Health care proponents and opponents converge on Modesto

Modesto had its own town hall meeting over health care reform Friday — only it didn't include a town hall.

Nearly 200 people gathered downtown during lunchtime to rally in support of or against changes to the U.S. health care system.

The rallies took place at Tenth Street Plaza, in front of the office of Rep. Dennis Cardoza, D-Merced. Unlike many of his colleagues across the nation, Cardoza isn't holding town hall meetings during the congressional recess to discuss reforms.

More than 150 people stood on the east side of 10th Street to protest President Barack Obama's reform proposals and call out Cardoza for not holding any public meetings.

On the west side near Brenden Theatres, about 30 people supported reform that would provide universal medical care. They first rallied at 9 a.m. on the corner of 10th and J streets, but they returned to rebut the opposition's gathering at noontime.

The hourlong, side-by-side rallies inspired much of the same emotion on display across the country. Although some from each side were able to discuss their points of view, others simply shouted at each other.

The rallies drew rubbernecking onlookers. Some workers ate lunch on benches in the plaza or at Fuzio restaurant, curiously peering at the protesters. Most went about their business and tried to stay out of the way.

Universal health care supporters held signs reading "Support Health Care Reform Now." Many belong to the Central Valley Democratic Club.

"There's no bill yet, but we want to have honest, open debate," said Taylor White, president of the club. "It's great to see such a great turnout on both sides."
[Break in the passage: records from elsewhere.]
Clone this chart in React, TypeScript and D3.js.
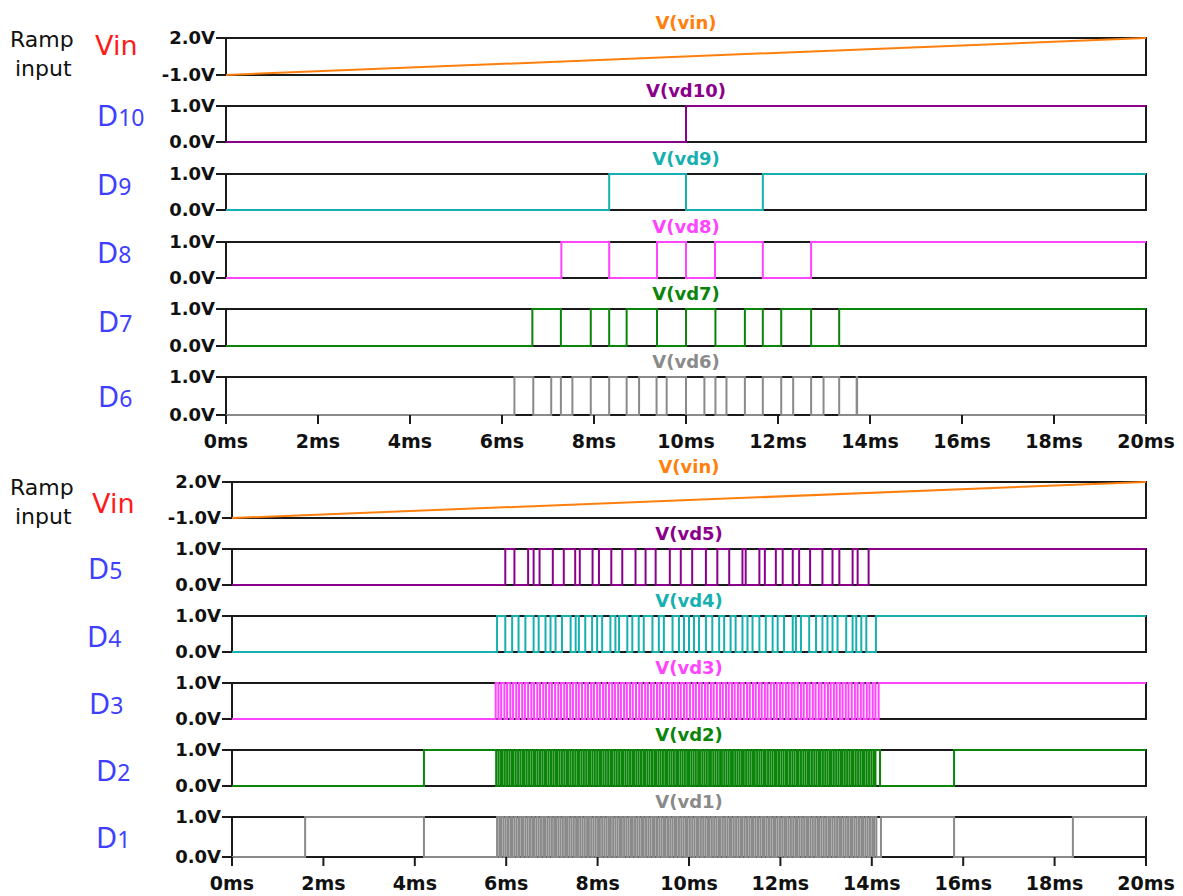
import React from 'react';
import * as d3 from 'd3';

// time axis (ms)
const timeTicks = [0, 2, 4, 6, 8, 10, 12, 14, 16, 18, 20];

// ramp input: [time, volts]
const vinTimes = [0, 20];
const vinValues = [-1, 2];

// digital outputs: edge times (ms), level starts at 0 and toggles at each edge
const d10Edges = [10];
const d9Edges = [8.33, 10, 11.67];
const d8Edges = [7.29, 8.33, 9.37, 10, 10.63, 11.67, 12.72];
const d7Edges = [6.66, 7.28, 7.93, 8.33, 8.71, 9.37, 10, 10.64, 11.28, 11.67, 12.07, 12.72, 13.33];
const d6Edges = [6.27, 6.68, 7.07, 7.28, 7.53, 7.93, 8.33, 8.71, 8.98, 9.36, 9.58, 10.0, 10.4, 10.64, 10.88,
  11.28, 11.67, 12.07, 12.33, 12.72, 12.99, 13.33, 13.71, 13.72];

const d5Edges = [5.98, 6.18, 6.48, 6.6, 6.73, 7.02, 7.26, 7.51, 7.61, 7.89, 8.03, 8.3, 8.54, 8.83, 9.05, 9.27,
  9.58, 9.82, 10.07, 10.37, 10.62, 10.88, 11.17, 11.24, 11.54, 11.66, 11.9, 12.05, 12.27, 12.41, 12.65, 12.92,
  13.14, 13.29, 13.58, 13.69, 13.93];
const d4Edges = [5.8, 5.98, 6.13, 6.27, 6.42, 6.6, 6.71, 6.86, 6.97, 7.08, 7.22, 7.41, 7.52, 7.59, 7.73, 7.88,
  7.99, 8.1, 8.28, 8.39, 8.47, 8.65, 8.76, 8.9, 9.01, 9.2, 9.34, 9.45, 9.64, 9.78, 9.89, 10.0, 10.11, 10.22,
  10.37, 10.51, 10.66, 10.77, 10.91, 11.02, 11.17, 11.28, 11.39, 11.54, 11.68, 11.83, 11.94, 12.08, 12.27,
  12.34, 12.45, 12.63, 12.78, 12.92, 13.03, 13.14, 13.25, 13.44, 13.58, 13.66, 13.77, 13.88, 14.09];
const d3Edges = [5.77, 5.83, 5.89, 5.96, 6.02, 6.09, 6.15, 6.22, 6.28, 6.35, 6.41, 6.48, 6.55, 6.61, 6.68, 6.74,
  6.81, 6.87, 6.94, 7.0, 7.07, 7.14, 7.2, 7.27, 7.33, 7.4, 7.46, 7.53, 7.59, 7.66, 7.73, 7.79, 7.86, 7.92, 7.99,
  8.05, 8.12, 8.18, 8.25, 8.32, 8.38, 8.45, 8.51, 8.58, 8.64, 8.71, 8.77, 8.84, 8.91, 8.97, 9.04, 9.1, 9.17,
  9.23, 9.3, 9.36, 9.43, 9.5, 9.56, 9.63, 9.69, 9.76, 9.82, 9.89, 9.95, 10.02, 10.09, 10.15, 10.22, 10.28,
  10.35, 10.41, 10.48, 10.54, 10.61, 10.68, 10.74, 10.81, 10.87, 10.94, 11.0, 11.07, 11.13, 11.2, 11.27, 11.33,
  11.4, 11.46, 11.53, 11.59, 11.66, 11.72, 11.79, 11.86, 11.92, 11.99, 12.05, 12.12, 12.18, 12.25, 12.31,
  12.38, 12.45, 12.51, 12.58, 12.64, 12.71, 12.77, 12.84, 12.9, 12.97, 13.04, 13.1, 13.17, 13.23, 13.3, 13.36,
  13.43, 13.49, 13.56, 13.63, 13.69, 13.76, 13.82, 13.89, 13.95, 14.02, 14.08, 14.15];
const d2Edges = [4.2, 5.78, 5.83, 5.88, 5.92, 5.97, 6.02, 6.07, 6.12, 6.16, 6.21, 6.26, 6.31, 6.36, 6.4, 6.45,
  6.5, 6.55, 6.6, 6.64, 6.69, 6.74, 6.79, 6.84, 6.88, 6.93, 6.98, 7.03, 7.08, 7.12, 7.17, 7.22, 7.27, 7.32,
  7.36, 7.41, 7.46, 7.51, 7.56, 7.6, 7.65, 7.7, 7.75, 7.8, 7.84, 7.89, 7.94, 7.99, 8.04, 8.08, 8.13, 8.18,
  8.23, 8.28, 8.32, 8.37, 8.42, 8.47, 8.52, 8.56, 8.61, 8.66, 8.71, 8.76, 8.8, 8.85, 8.9, 8.95, 9.0, 9.04,
  9.09, 9.14, 9.19, 9.24, 9.28, 9.33, 9.38, 9.43, 9.48, 9.52, 9.57, 9.62, 9.67, 9.72, 9.76, 9.81, 9.86, 9.91,
  9.96, 10.0, 10.05, 10.1, 10.15, 10.2, 10.24, 10.29, 10.34, 10.39, 10.44, 10.48, 10.53, 10.58, 10.63, 10.68,
  10.72, 10.77, 10.82, 10.87, 10.92, 10.96, 11.01, 11.06, 11.11, 11.16, 11.2, 11.25, 11.3, 11.35, 11.4, 11.44,
  11.49, 11.54, 11.59, 11.64, 11.68, 11.73, 11.78, 11.83, 11.88, 11.92, 11.97, 12.02, 12.07, 12.12, 12.16,
  12.21, 12.26, 12.31, 12.36, 12.4, 12.45, 12.5, 12.55, 12.6, 12.64, 12.69, 12.74, 12.79, 12.84, 12.88, 12.93,
  12.98, 13.03, 13.08, 13.12, 13.17, 13.22, 13.27, 13.32, 13.36, 13.41, 13.46, 13.51, 13.56, 13.6, 13.65,
  13.7, 13.75, 13.8, 13.84, 13.89, 13.94, 13.99, 14.04, 14.08, 14.18, 15.8];
const d1Edges = [1.6, 4.2, 5.8, 5.85, 5.89, 5.94, 5.99, 6.04, 6.09, 6.13, 6.18, 6.23, 6.28, 6.33, 6.37, 6.42,
  6.47, 6.52, 6.57, 6.61, 6.66, 6.71, 6.76, 6.81, 6.85, 6.9, 6.95, 7.0, 7.05, 7.09, 7.14, 7.19, 7.24, 7.29,
  7.33, 7.38, 7.43, 7.48, 7.53, 7.57, 7.62, 7.67, 7.72, 7.77, 7.81, 7.86, 7.91, 7.96, 8.01, 8.05, 8.1, 8.15,
  8.2, 8.25, 8.29, 8.34, 8.39, 8.44, 8.49, 8.53, 8.58, 8.63, 8.68, 8.73, 8.77, 8.82, 8.87, 8.92, 8.97, 9.01,
  9.06, 9.11, 9.16, 9.21, 9.25, 9.3, 9.35, 9.4, 9.45, 9.49, 9.54, 9.59, 9.64, 9.69, 9.73, 9.78, 9.83, 9.88,
  9.93, 9.97, 10.02, 10.07, 10.12, 10.17, 10.21, 10.26, 10.31, 10.36, 10.41, 10.45, 10.5, 10.55, 10.6, 10.65,
  10.69, 10.74, 10.79, 10.84, 10.89, 10.93, 10.98, 11.03, 11.08, 11.13, 11.17, 11.22, 11.27, 11.32, 11.37,
  11.41, 11.46, 11.51, 11.56, 11.61, 11.65, 11.7, 11.75, 11.8, 11.85, 11.89, 11.94, 11.99, 12.04, 12.09,
  12.13, 12.18, 12.23, 12.28, 12.33, 12.37, 12.42, 12.47, 12.52, 12.57, 12.61, 12.66, 12.71, 12.76, 12.81,
  12.85, 12.9, 12.95, 13.0, 13.05, 13.09, 13.14, 13.19, 13.24, 13.29, 13.33, 13.38, 13.43, 13.48, 13.53,
  13.57, 13.62, 13.67, 13.72, 13.77, 13.81, 13.86, 13.91, 13.96, 14.01, 14.05, 14.1, 14.2, 15.8, 18.4];

const C = {
  vin: '#ff7f0e',
  purple: '#8b008b',
  teal: '#17b0b0',
  pink: '#ff44ff',
  green: '#0a850a',
  gray: '#8a8a8a',
  blue: '#3f3fff',
  red: '#ff1a1a',
};

const tickFont = '"DejaVu Sans", Verdana, sans-serif';
const labelFont = '"Noto Sans", "Open Sans", sans-serif';
const sideFont = '"DejaVu Sans", sans-serif';

type Panel = {
  name: string;
  bit?: string;
  color: string;
  top: number;
  h: number;
  edges?: number[];
  labelX: number;
  labelY: number;
};

const topGroup = {
  x0: 226,
  x1: 1146,
  rampY: 47,
  panels: [
    { name: 'V(vin)', color: C.vin, top: 38, h: 37, labelX: 95, labelY: 55 },
    { name: 'V(vd10)', bit: '10', color: C.purple, top: 106, h: 36, edges: d10Edges, labelX: 97, labelY: 126 },
    { name: 'V(vd9)', bit: '9', color: C.teal, top: 174, h: 36, edges: d9Edges, labelX: 97, labelY: 195 },
    { name: 'V(vd8)', bit: '8', color: C.pink, top: 242, h: 36, edges: d8Edges, labelX: 97, labelY: 263 },
    { name: 'V(vd7)', bit: '7', color: C.green, top: 309, h: 37, edges: d7Edges, labelX: 98, labelY: 332 },
    { name: 'V(vd6)', bit: '6', color: C.gray, top: 377, h: 38, edges: d6Edges, labelX: 98, labelY: 407 },
  ] as Panel[],
};

const bottomGroup = {
  x0: 232,
  x1: 1146,
  rampY: 495,
  panels: [
    { name: 'V(vin)', color: C.vin, top: 482, h: 36, labelX: 92, labelY: 513 },
    { name: 'V(vd5)', bit: '5', color: C.purple, top: 549, h: 36, edges: d5Edges, labelX: 88, labelY: 579 },
    { name: 'V(vd4)', bit: '4', color: C.teal, top: 616, h: 36, edges: d4Edges, labelX: 87, labelY: 647 },
    { name: 'V(vd3)', bit: '3', color: C.pink, top: 683, h: 36, edges: d3Edges, labelX: 89, labelY: 714 },
    { name: 'V(vd2)', bit: '2', color: C.green, top: 750, h: 36, edges: d2Edges, labelX: 96, labelY: 781 },
    { name: 'V(vd1)', bit: '1', color: C.gray, top: 817, h: 40, edges: d1Edges, labelX: 96, labelY: 848 },
  ] as Panel[],
};

const stepPoints = (edges: number[]) => {
  const pts: [number, number][] = [[0, 0]];
  let lv = 0;
  edges.forEach(t => {
    pts.push([t, lv]);
    lv = 1 - lv;
    pts.push([t, lv]);
  });
  pts.push([20, lv]);
  return pts;
};

const Group = ({ g }: { g: typeof topGroup }) => {
  const x = d3.scaleLinear().domain([0, 20]).range([g.x0, g.x1]);
  const last = g.panels[g.panels.length - 1];
  const axisY = last.top + last.h;

  return (
    <g>
      <text x={10} y={g.rampY} fontFamily={sideFont} fontSize={22} fill="#111">Ramp</text>
      <text x={15} y={g.rampY + 29} fontFamily={sideFont} fontSize={22} fill="#111">input</text>

      {g.panels.map((p, i) => {
        const isVin = !p.edges;
        const y = d3.scaleLinear()
          .domain(isVin ? [-1, 2] : [0, 1])
          .range([p.top + p.h, p.top]);
        const line = d3.line<[number, number]>()
          .x(d => x(d[0]))
          .y(d => y(d[1]));
        const pts: [number, number][] = isVin
          ? vinTimes.map((t, k) => [t, vinValues[k]])
          : stepPoints(p.edges!);
        const ticks = isVin ? [2, -1] : [1, 0];
        return (
          <g key={i}>
            {/* frame */}
            <rect x={x(0)} y={p.top} width={x(20) - x(0)} height={p.h}
              fill="none" stroke="#1a1a1a" strokeWidth={2} />
            {ticks.map(v => (
              <g key={v}>
                <line x1={x(0) - 10} x2={x(0)} y1={y(v)} y2={y(v)} stroke="#1a1a1a" strokeWidth={2} />
                <text x={x(0) - 11} y={y(v)} dy="0.36em" textAnchor="end"
                  fontFamily={tickFont} fontWeight="bold" fontSize={18} fill="#111">
                  {v.toFixed(1) + 'V'}
                </text>
              </g>
            ))}
            <path d={line(pts) || ''} fill="none" stroke={p.color} strokeWidth={2}
              strokeLinejoin="miter" />
            <text x={x(10)} y={p.top - 9} textAnchor="middle" fontFamily={tickFont}
              fontWeight="bold" fontSize={18} fill={p.color}>{p.name}</text>
            {isVin ? (
              <text x={p.labelX} y={p.labelY} fontFamily={sideFont} fontSize={27} fill={C.red}>Vin</text>
            ) : (
              <text x={p.labelX} y={p.labelY} fontFamily={labelFont} fill={C.blue}>
                <tspan fontSize={29}>D</tspan>
                <tspan fontSize={23}>{p.bit}</tspan>
              </text>
            )}
          </g>
        );
      })}

      {timeTicks.map(t => (
        <g key={t}>
          <line x1={x(t)} x2={x(t)} y1={axisY} y2={axisY + 9} stroke="#1a1a1a" strokeWidth={2} />
          <text x={x(t)} y={axisY + 33} textAnchor="middle" fontFamily={tickFont}
            fontWeight="bold" fontSize={19} fill="#111">{t + 'ms'}</text>
        </g>
      ))}
    </g>
  );
};

export default function App() {
  return (
    <svg width={1183} height={896} style={{ display: 'block', position: 'absolute', left: 0, top: 0 }}>
      <rect width={1183} height={896} fill="#fff" />
      <Group g={topGroup} />
      <Group g={bottomGroup} />
    </svg>
  );
}
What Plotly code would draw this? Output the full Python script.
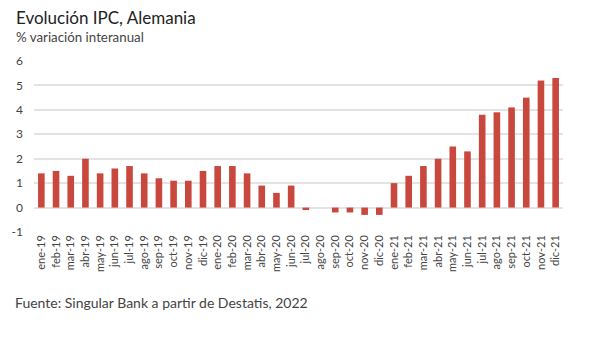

Those protesting government-run health care proposals carried signs stating their concern about finding the money to pay for universal health care. Some signs read "Give me Liberty, not Tyranny," "Stop Ignoring the Majority" and "We don't want government controlling health care."

Most of that group included people who belong to the Modesto and Turlock Tea Party associations.

"The goal is to have a meeting with Cardoza," said Christi Falke of the Turlock Tea Party. "We want a chance to be able to say what we think about this. It's frustrating. What's the hurry? It's important enough and it affects everybody — why can't we take the time to do it right?"